EDIT reply to: >If they have the physical book how is this any different,
When I wrote, "different situation" , it's about the "legal difference" and not "philosophical difference".
- situation with govt public libraries: The book publishers did not sue the public libraries that legitimately purchase ebook licenses from them. The publishers receive payments from that arrangement so there's no lawsuit for "copyright violation".
- situation with Internet Archive: The book publishers sued IA for copyright violation by lending books it never purchased ebook licenses for. The circuit appeals court sided with the book publishers unanimously by a vote of 3-to-0.
Those 2 situations above are different legally such that whatever precedent that's set by IA losing the case doesn't affect govt libraries that have been purchasing legitimate ebook licenses. I was trying to clarify gp's incorrect statement which could spread misinformation: "And now there will be a legal precedent to shut down all CDLs of these "lots of libraries"
And yes, I would outright abolish copyrights if I could, so please don't try to what-if me, I won't care about the implications in the way you would want me to.
If anything, imo to be able to hold on to a copyright you should have a burden of proof that society benefits as a whole long-term from your work remaining copyrighted, and virtually nothing meets that burden of proof.
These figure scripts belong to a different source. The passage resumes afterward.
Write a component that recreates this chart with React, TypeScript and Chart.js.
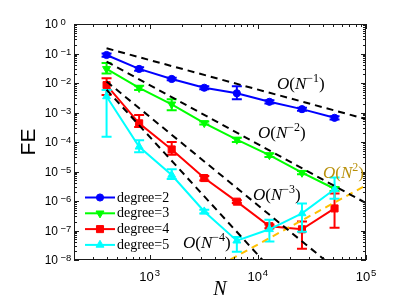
import React, { useEffect, useRef } from 'react';
import { Chart, registerables } from 'chart.js';

Chart.register(...registerables);

// ---------- data ----------
const sizes = [400, 800, 1600, 3200, 6400, 12800, 25600, 51200];

const deg2 = [0.089, 0.030, 0.0137, 0.0069, 0.0045, 0.0023, 0.0013, 6.6e-4];
const deg2Lo = [0.078, 0.026, 0.0124, 0.0061, 0.0028, 0.0020, 0.00115, 5.8e-4];
const deg2Hi = [0.100, 0.034, 0.0151, 0.0078, 0.0078, 0.0026, 0.00145, 7.4e-4];

const deg3 = [0.030, 0.0068, 0.0019, 4.4e-4, 1.2e-4, 3.6e-5, 9.1e-6, 2.6e-6];
const deg3Lo = [0.021, 0.0058, 0.0012, 3.9e-4, 1.0e-4, 3.1e-5, 8.0e-6, 2.2e-6];
const deg3Hi = [0.048, 0.0080, 0.0028, 5.0e-4, 1.4e-4, 4.1e-5, 1.03e-5, 3.0e-6];

const deg4 = [0.0085, 4.3e-4, 5.6e-5, 6.0e-6, 9.5e-7, 1.4e-7, 1.1e-7, 5.6e-7];
const deg4Lo = [0.0039, 3.2e-4, 3.7e-5, 5.0e-6, 8.5e-7, 1.2e-7, 2.4e-8, 1.25e-7];
const deg4Hi = [0.0144, 8.3e-4, 1.0e-4, 7.0e-6, 1.05e-6, 1.6e-7, 2.0e-7, 1.8e-6];

const deg5 = [0.0035, 6.9e-5, 7.6e-6, 4.4e-7, 4.5e-8, 1.1e-7, 3.8e-7, 2.5e-6];
const deg5Lo = [1.5e-4, 4.5e-5, 5.6e-6, 3.8e-7, 1.9e-8, 4.2e-8, 9.1e-8, 1.2e-6];
const deg5Hi = [0.0058, 1.15e-4, 1.2e-5, 5.1e-7, 6.0e-8, 2.3e-7, 8.3e-7, 6.3e-6];

// reference slopes (two end points each)
const refN = [400, 100000];
const refOrder1 = [0.15, 6.0e-4];
const refOrder2 = [0.053, 8.5e-7];
const refOrder3 = [0.01125, 7.2e-10];
const refOrder4 = [0.0059, 1.5e-12];
const refGrowN = [5600, 100000];
const refGrow2 = [1.05e-8, 3.4e-6];

// ticks
const yTickExps = [0, -1, -2, -3, -4, -5, -6, -7, -8];
const xTickExps = [3, 4, 5];

const legendLabels = ['degree=2', 'degree=3', 'degree=4', 'degree=5'];

const SANS = '"Liberation Sans", Arial, sans-serif';
const SERIF = '"Liberation Serif", "Times New Roman", serif';

const pts = (xs: number[], ys: number[]) => xs.map((x, i) => ({ x, y: ys[i] }));

function drawMarker(ctx: CanvasRenderingContext2D, style: string, rot: number, x: number, y: number, r: number, color: string) {
  ctx.save();
  ctx.fillStyle = color;
  ctx.strokeStyle = color;
  ctx.lineWidth = 1;
  ctx.beginPath();
  if (style === 'circle') {
    ctx.arc(x, y, r, 0, Math.PI * 2);
  } else if (style === 'rect') {
    const s = r * Math.SQRT1_2;
    ctx.rect(x - s, y - s, 2 * s, 2 * s);
  } else {
    let a = (rot * Math.PI) / 180;
    ctx.moveTo(x + Math.sin(a) * r, y - Math.cos(a) * r);
    a += (2 * Math.PI) / 3;
    ctx.lineTo(x + Math.sin(a) * r, y - Math.cos(a) * r);
    a += (2 * Math.PI) / 3;
    ctx.lineTo(x + Math.sin(a) * r, y - Math.cos(a) * r);
    ctx.closePath();
  }
  ctx.fill();
  ctx.stroke();
  ctx.restore();
}

type Part = { t: string; font: string; dy: number };

function richWidth(ctx: CanvasRenderingContext2D, parts: Part[]) {
  let w = 0;
  for (const p of parts) {
    ctx.font = p.font;
    w += ctx.measureText(p.t).width;
  }
  return w;
}

function drawRich(ctx: CanvasRenderingContext2D, parts: Part[], x: number, y: number, color: string) {
  ctx.save();
  ctx.fillStyle = color;
  ctx.textAlign = 'left';
  ctx.textBaseline = 'alphabetic';
  let cx = x;
  for (const p of parts) {
    ctx.font = p.font;
    ctx.fillText(p.t, cx, y + p.dy);
    cx += ctx.measureText(p.t).width;
  }
  ctx.restore();
}

function orderParts(sup: string): Part[] {
  const fs = 17;
  return [
    { t: 'O', font: `italic ${fs}px ${SERIF}`, dy: 0 },
    { t: '(', font: `${fs}px ${SERIF}`, dy: 0 },
    { t: 'N', font: `italic ${fs}px ${SERIF}`, dy: 0 },
    { t: sup, font: `12px ${SERIF}`, dy: -7 },
    { t: ')', font: `${fs}px ${SERIF}`, dy: 0 },
  ];
}

const decorPlugin = {
  id: 'decor',
  beforeDatasetDraw(chart: any, args: any) {
    const ds = chart.data.datasets[args.index];
    if (!ds.errLo) return;
    const ctx = chart.ctx as CanvasRenderingContext2D;
    const xs = chart.scales.x;
    const ys = chart.scales.y;
    ctx.save();
    ctx.strokeStyle = ds.borderColor;
    ctx.lineWidth = 2;
    ds.data.forEach((p: any, i: number) => {
      const px = xs.getPixelForValue(p.x);
      const y1 = ys.getPixelForValue(ds.errLo[i]);
      const y2 = ys.getPixelForValue(ds.errHi[i]);
      ctx.beginPath();
      ctx.moveTo(px, y1);
      ctx.lineTo(px, y2);
      ctx.moveTo(px - 5, y1);
      ctx.lineTo(px + 5, y1);
      ctx.moveTo(px - 5, y2);
      ctx.lineTo(px + 5, y2);
      ctx.stroke();
    });
    ctx.restore();
  },
  afterDraw(chart: any) {
    const ctx = chart.ctx as CanvasRenderingContext2D;
    const a = chart.chartArea;
    const xs = chart.scales.x;
    const ys = chart.scales.y;
    ctx.save();
    // box
    ctx.strokeStyle = '#1a1a1a';
    ctx.lineWidth = 1;
    ctx.strokeRect(Math.round(a.left) + 0.5, Math.round(a.top) + 0.5, Math.round(a.right - a.left) - 1, Math.round(a.bottom - a.top) - 1);
    // y ticks
    ctx.beginPath();
    for (let e = -8; e <= 0; e++) {
      for (let k = 1; k <= 9; k++) {
        const v = k * Math.pow(10, e);
        if (v > 1.0000001) break;
        const py = Math.round(ys.getPixelForValue(v)) + 0.5;
        const len = k === 1 ? 5 : 3;
        ctx.moveTo(a.left, py);
        ctx.lineTo(a.left + len, py);
        ctx.moveTo(a.right, py);
        ctx.lineTo(a.right - len, py);
      }
    }
    // x ticks
    for (let e = 2; e <= 5; e++) {
      for (let k = 1; k <= 9; k++) {
        const v = k * Math.pow(10, e);
        if (v < 199.999 || v > 100000.001) continue;
        const px = Math.round(xs.getPixelForValue(v)) + 0.5;
        const len = k === 1 ? 5 : 3;
        ctx.moveTo(px, a.bottom);
        ctx.lineTo(px, a.bottom - len);
        ctx.moveTo(px, a.top);
        ctx.lineTo(px, a.top + len);
      }
    }
    ctx.stroke();

    // y tick labels
    ctx.fillStyle = '#000';
    yTickExps.forEach((e) => {
      const py = ys.getPixelForValue(Math.pow(10, e));
      ctx.font = `12px ${SANS}`;
      ctx.textAlign = 'right';
      ctx.textBaseline = 'alphabetic';
      ctx.fillText('10', a.left - 16, py + 4.3);
      ctx.textAlign = 'left';
      ctx.font = `9.5px ${SANS}`;
      ctx.fillText(String(e).replace('-', '−'), a.left - 13.5, py + 1);
    });
    // x tick labels
    xTickExps.forEach((e) => {
      const px = xs.getPixelForValue(Math.pow(10, e));
      const parts: Part[] = [
        { t: '10', font: `13px ${SANS}`, dy: 0 },
        { t: ' ', font: `3px ${SANS}`, dy: 0 },
        { t: String(e), font: `9.5px ${SANS}`, dy: -5.5 },
      ];
      const w = richWidth(ctx, parts);
      drawRich(ctx, parts, px - w / 2, a.bottom + 21, '#000');
    });

    // axis titles
    ctx.fillStyle = '#000';
    ctx.font = `italic 20px ${SERIF}`;
    ctx.textAlign = 'center';
    ctx.textBaseline = 'middle';
    ctx.fillText('N', (a.left + a.right) / 2, 290);
    ctx.save();
    ctx.translate(29.5, (a.top + a.bottom) / 2);
    ctx.rotate(-Math.PI / 2);
    ctx.font = `21px ${SANS}`;
    ctx.fillText('FE', 0, 0);
    ctx.restore();

    // order labels
    drawRich(ctx, orderParts('−1'), 277, 89, '#000');
    drawRich(ctx, orderParts('−2'), 258, 137.5, '#000');
    drawRich(ctx, orderParts('−3'), 253, 200, '#000');
    drawRich(ctx, orderParts('−4'), 183, 247.5, '#000');
    drawRich(ctx, orderParts('2'), 323, 177.5, '#b8900a');

    // legend
    const dsets = chart.data.datasets.filter((d: any) => d.errLo);
    dsets.sort((p: any, q: any) => p.legendIndex - q.legendIndex);
    dsets.forEach((d: any, i: number) => {
      const y = 197.5 + i * 15.8;
      ctx.strokeStyle = d.borderColor;
      ctx.lineWidth = 2;
      ctx.beginPath();
      ctx.moveTo(85, y);
      ctx.lineTo(115, y);
      ctx.stroke();
      drawMarker(ctx, d.pointStyle, d.pointRotation || 0, 100, y, d.pointRadius, d.borderColor);
      ctx.fillStyle = '#000';
      ctx.font = `14px ${SERIF}`;
      ctx.textAlign = 'left';
      ctx.textBaseline = 'middle';
      ctx.fillText(legendLabels[d.legendIndex], 117, y + 0.5);
    });
    ctx.restore();
  },
};

export default function App() {
  const ref = useRef<HTMLCanvasElement | null>(null);
  useEffect(() => {
    if (!ref.current) return;
    const dashed = (data: any[], color: string, order: number) => ({
      data,
      borderColor: color,
      backgroundColor: color,
      borderWidth: 2,
      borderDash: [7, 5],
      pointRadius: 0,
      fill: false,
      order,
    });
    const series = (vals: number[], lo: number[], hi: number[], color: string, style: string, rot: number, r: number, order: number, legendIndex: number) => ({
      data: pts(sizes, vals),
      errLo: lo,
      errHi: hi,
      borderColor: color,
      backgroundColor: color,
      borderWidth: 2,
      pointStyle: style,
      pointRotation: rot,
      pointRadius: r,
      pointBorderWidth: 1,
      pointBackgroundColor: color,
      pointBorderColor: color,
      fill: false,
      order,
      legendIndex,
    });
    const chart = new Chart(ref.current, {
      type: 'line',
      data: {
        datasets: [
          dashed(pts(refN, refOrder1), '#000', 0),
          dashed(pts(refN, refOrder2), '#000', 0),
          dashed(pts(refN, refOrder3), '#000', 0),
          dashed(pts(refN, refOrder4), '#000', 0),
          dashed(pts(refGrowN, refGrow2), '#ffc000', 0),
          series(deg5, deg5Lo, deg5Hi, '#00ffff', 'triangle', 0, 4.6, 1, 3),
          series(deg4, deg4Lo, deg4Hi, '#ff0000', 'rect', 0, 5, 2, 2),
          series(deg3, deg3Lo, deg3Hi, '#00ff00', 'triangle', 180, 4.6, 3, 1),
          series(deg2, deg2Lo, deg2Hi, '#0000ff', 'circle', 0, 3.6, 4, 0),
        ] as any,
      },
      options: {
        animation: false,
        responsive: true,
        maintainAspectRatio: false,
        events: [],
        layout: { padding: { left: 0, top: 24, right: 49, bottom: 0 } },
        plugins: { legend: { display: false }, tooltip: { enabled: false } },
        scales: {
          x: {
            type: 'logarithmic',
            min: 200,
            max: 100000,
            grid: { display: false },
            border: { display: false },
            ticks: { display: false },
            afterFit: (s: any) => { s.height = 45; },
          },
          y: {
            type: 'logarithmic',
            min: 1e-8,
            max: 1,
            grid: { display: false },
            border: { display: false },
            ticks: { display: false },
            afterFit: (s: any) => { s.width = 74; },
          },
        },
      } as any,
      plugins: [decorPlugin],
    });
    return () => chart.destroy();
  }, []);
  return (
    <div style={{ position: 'absolute', left: 0, top: 0, width: 415, height: 305, background: '#fff' }}>
      <canvas ref={ref} />
    </div>
  );
}
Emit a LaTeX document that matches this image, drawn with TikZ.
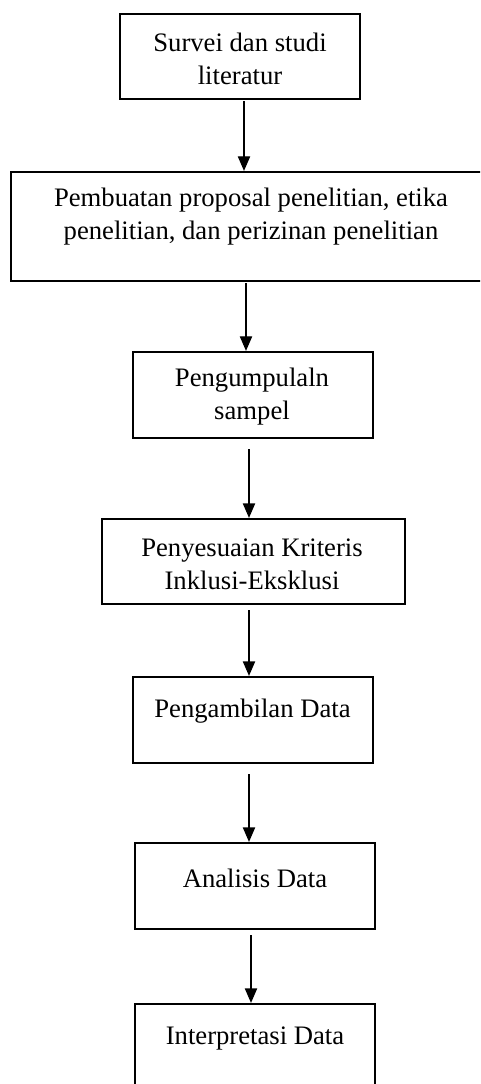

I think everyone can agree we've seen from academic publishing what a shitshow {public need} + {extractive private IP ownership} can be.
Requesting libraries to enter into agreements with publishers in order to loan copies of their books isn't in the public interest.
Because invariably these publishers will realize they can bump rates year over year. And then private equity will realize they can buy these rights holders for a secure income stream. And then the year over year price growth will accelerate.
And contrast this with physical first sale doctrine. (1) The library bought or was donated a copy of the book. (2) As long as they could store it, no publisher could tell them a damn thing about how they could and couldn't loan it.
I'm very confused by this statement and I don't understand if it comes from you not working in library and information science, your definition of an archives or your opinion on what an acquisition policy should be, but lots of national archives have and continue to archive the Web.